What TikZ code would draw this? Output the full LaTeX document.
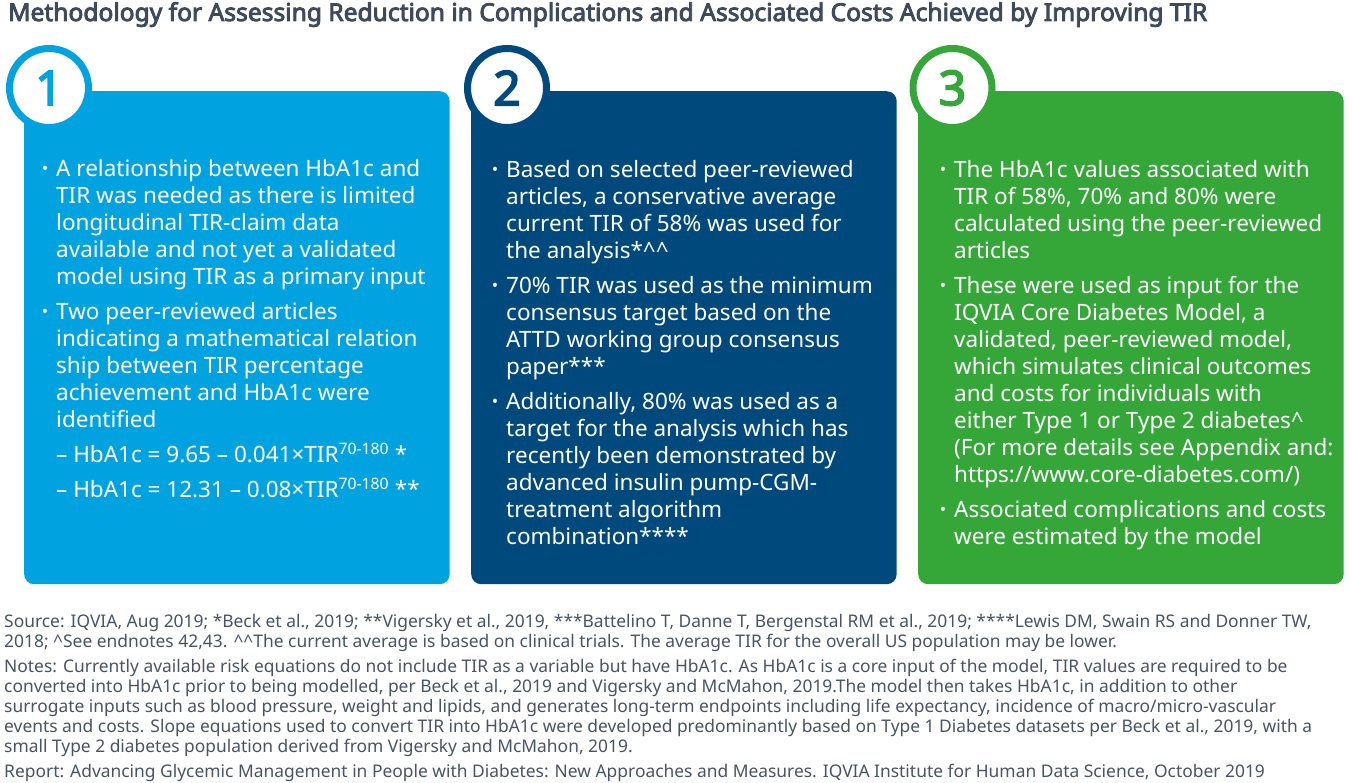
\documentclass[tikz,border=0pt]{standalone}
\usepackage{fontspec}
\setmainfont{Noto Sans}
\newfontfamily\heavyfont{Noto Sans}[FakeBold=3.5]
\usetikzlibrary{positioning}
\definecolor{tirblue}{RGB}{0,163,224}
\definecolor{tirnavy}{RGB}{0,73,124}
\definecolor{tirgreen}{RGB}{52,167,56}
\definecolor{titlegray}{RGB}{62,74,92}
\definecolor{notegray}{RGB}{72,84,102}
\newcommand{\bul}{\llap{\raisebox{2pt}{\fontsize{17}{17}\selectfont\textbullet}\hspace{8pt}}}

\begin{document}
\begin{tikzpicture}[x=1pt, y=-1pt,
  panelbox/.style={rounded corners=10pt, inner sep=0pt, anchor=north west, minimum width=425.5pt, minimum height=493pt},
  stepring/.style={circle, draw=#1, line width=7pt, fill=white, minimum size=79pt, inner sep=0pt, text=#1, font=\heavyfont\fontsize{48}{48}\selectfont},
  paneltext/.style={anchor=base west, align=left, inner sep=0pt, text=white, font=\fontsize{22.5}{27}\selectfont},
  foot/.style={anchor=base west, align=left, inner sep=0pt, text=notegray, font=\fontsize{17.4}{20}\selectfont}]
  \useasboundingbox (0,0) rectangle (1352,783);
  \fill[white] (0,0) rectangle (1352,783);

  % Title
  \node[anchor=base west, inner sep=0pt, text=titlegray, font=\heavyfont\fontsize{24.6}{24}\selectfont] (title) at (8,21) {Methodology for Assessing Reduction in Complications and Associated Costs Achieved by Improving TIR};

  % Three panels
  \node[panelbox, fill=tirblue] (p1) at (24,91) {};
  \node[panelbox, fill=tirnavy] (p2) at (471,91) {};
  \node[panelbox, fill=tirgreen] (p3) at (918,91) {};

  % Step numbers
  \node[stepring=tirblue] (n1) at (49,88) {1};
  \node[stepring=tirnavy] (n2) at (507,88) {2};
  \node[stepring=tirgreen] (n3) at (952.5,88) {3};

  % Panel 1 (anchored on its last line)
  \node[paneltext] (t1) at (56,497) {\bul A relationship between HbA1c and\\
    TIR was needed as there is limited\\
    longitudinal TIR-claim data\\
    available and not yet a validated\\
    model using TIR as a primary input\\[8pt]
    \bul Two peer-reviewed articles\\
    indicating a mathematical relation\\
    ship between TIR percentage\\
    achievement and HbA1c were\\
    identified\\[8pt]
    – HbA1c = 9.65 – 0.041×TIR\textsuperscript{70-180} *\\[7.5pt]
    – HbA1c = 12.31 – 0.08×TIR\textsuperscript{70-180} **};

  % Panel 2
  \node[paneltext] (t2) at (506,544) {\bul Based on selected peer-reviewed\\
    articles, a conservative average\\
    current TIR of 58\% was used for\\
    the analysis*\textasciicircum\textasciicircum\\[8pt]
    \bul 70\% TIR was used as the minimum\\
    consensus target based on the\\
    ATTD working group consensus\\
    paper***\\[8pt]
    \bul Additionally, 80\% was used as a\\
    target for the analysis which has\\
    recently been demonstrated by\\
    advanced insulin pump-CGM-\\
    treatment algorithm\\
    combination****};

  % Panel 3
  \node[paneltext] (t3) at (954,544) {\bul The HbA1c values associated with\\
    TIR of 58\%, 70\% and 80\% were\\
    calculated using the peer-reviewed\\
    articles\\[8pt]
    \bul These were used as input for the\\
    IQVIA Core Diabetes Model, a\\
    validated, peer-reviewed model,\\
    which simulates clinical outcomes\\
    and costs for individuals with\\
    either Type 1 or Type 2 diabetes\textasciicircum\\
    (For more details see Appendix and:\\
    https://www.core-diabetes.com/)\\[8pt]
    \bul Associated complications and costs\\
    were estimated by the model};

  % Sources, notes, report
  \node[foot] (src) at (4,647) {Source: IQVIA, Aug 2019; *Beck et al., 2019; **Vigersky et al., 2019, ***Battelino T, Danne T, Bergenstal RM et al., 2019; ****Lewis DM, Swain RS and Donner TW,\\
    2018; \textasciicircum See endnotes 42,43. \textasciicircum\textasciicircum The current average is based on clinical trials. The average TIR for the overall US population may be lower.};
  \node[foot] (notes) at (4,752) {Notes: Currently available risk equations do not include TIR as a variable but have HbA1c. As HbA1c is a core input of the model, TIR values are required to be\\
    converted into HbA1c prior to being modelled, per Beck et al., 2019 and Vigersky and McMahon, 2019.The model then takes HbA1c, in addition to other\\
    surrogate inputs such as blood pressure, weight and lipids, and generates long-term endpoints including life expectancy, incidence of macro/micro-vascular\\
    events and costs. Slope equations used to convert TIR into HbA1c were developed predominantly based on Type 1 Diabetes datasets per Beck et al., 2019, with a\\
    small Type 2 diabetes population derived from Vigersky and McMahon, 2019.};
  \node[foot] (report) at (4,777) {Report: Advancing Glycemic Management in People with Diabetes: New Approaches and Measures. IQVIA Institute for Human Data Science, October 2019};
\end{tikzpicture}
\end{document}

* * *

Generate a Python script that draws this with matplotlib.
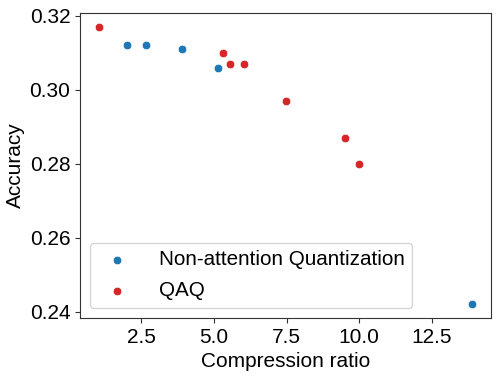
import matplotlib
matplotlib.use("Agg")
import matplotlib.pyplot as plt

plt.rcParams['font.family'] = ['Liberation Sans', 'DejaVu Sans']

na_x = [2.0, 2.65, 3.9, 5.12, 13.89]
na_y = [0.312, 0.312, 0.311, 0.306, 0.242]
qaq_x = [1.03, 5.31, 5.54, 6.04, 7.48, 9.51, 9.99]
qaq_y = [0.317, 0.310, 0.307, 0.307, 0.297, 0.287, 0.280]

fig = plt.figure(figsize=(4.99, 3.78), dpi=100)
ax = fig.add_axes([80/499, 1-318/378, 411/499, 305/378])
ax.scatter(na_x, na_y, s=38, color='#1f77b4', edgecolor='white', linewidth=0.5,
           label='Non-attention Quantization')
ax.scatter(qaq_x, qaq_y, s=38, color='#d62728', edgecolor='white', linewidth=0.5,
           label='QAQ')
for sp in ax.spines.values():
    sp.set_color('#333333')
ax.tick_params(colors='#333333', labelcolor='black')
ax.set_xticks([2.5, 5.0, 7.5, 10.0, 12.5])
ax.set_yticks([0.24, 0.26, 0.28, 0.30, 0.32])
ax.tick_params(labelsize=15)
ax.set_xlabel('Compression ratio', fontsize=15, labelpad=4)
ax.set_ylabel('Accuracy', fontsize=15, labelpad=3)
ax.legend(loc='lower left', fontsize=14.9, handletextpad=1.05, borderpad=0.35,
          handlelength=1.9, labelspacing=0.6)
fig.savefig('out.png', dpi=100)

▶ [Prompt]
All lines above from the one containing "Generate a Python" through the one containing "fig.savefig('out.png', dpi=100)" are to be quoted exactly, and only those; pictures are left out.

▶ [Finished answer]
Generate a Python script that draws this with matplotlib.
import matplotlib
matplotlib.use("Agg")
import matplotlib.pyplot as plt

plt.rcParams['font.family'] = ['Liberation Sans', 'DejaVu Sans']

na_x = [2.0, 2.65, 3.9, 5.12, 13.89]
na_y = [0.312, 0.312, 0.311, 0.306, 0.242]
qaq_x = [1.03, 5.31, 5.54, 6.04, 7.48, 9.51, 9.99]
qaq_y = [0.317, 0.310, 0.307, 0.307, 0.297, 0.287, 0.280]

fig = plt.figure(figsize=(4.99, 3.78), dpi=100)
ax = fig.add_axes([80/499, 1-318/378, 411/499, 305/378])
ax.scatter(na_x, na_y, s=38, color='#1f77b4', edgecolor='white', linewidth=0.5,
           label='Non-attention Quantization')
ax.scatter(qaq_x, qaq_y, s=38, color='#d62728', edgecolor='white', linewidth=0.5,
           label='QAQ')
for sp in ax.spines.values():
    sp.set_color('#333333')
ax.tick_params(colors='#333333', labelcolor='black')
ax.set_xticks([2.5, 5.0, 7.5, 10.0, 12.5])
ax.set_yticks([0.24, 0.26, 0.28, 0.30, 0.32])
ax.tick_params(labelsize=15)
ax.set_xlabel('Compression ratio', fontsize=15, labelpad=4)
ax.set_ylabel('Accuracy', fontsize=15, labelpad=3)
ax.legend(loc='lower left', fontsize=14.9, handletextpad=1.05, borderpad=0.35,
          handlelength=1.9, labelspacing=0.6)
fig.savefig('out.png', dpi=100)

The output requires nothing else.